Думаю, да. Но снимать фильм здесь я не буду. Я приехал сюда, чтобы ненадолго отдохнуть от Нью-Йорка. Берлин — странный город, островок Запада в Восточной Германии. Мы сейчас не в ФРГ, мы внутри ГДР, в городе, окруженном стеной. Странное ощущение. Но Нью-Йорк тоже своего рода остров, у него мало общего с Америкой... я люблю Нью-Йорк, там мой дом, но мне нужно было уехать из привычной среды. Мне нравится соприкасаться с другими культурами; когда не знаешь языка, многое понимаешь неправильно, и это дает волю воображению. Сценарий «Вне закона» я писал в Риме.
Любопытно было бы узнать, как вы работаете над сценариями. В одном из интервью вы сказали, что никогда не начинаете с сюжета, а пишете сценарии как бы наоборот: начинаете обычно с мелких деталей, впечатлений, потом разрабатываете характеры, и лишь затем из всего этого вырастает сюжет фильма.
Да. Сюжет для меня в каком-то смысле вторичен. Важнее всего характеры. И атмосфера. Сюжет возникает сам собой, он складывается из деталей, которые я подобрал для фильма. Я никогда не придумываю сюжет заранее, чтобы потом вставить недостающие элементы.
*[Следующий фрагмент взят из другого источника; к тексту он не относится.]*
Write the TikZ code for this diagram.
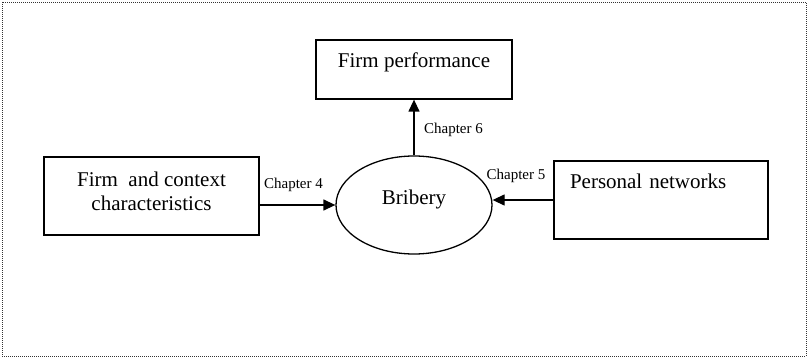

После просмотра «Страннее рая» и «Вне закона» у меня сложилось впечатлениеу что ваша работа над сценарием очень похожа на то, что происходит с персонажами фильмов. Сначала в их жизни случается огромное количество вроде бы не связанных между собой событий, важных и не очень, а к концу фильма эти события выстраиваются наконец в связное повествование.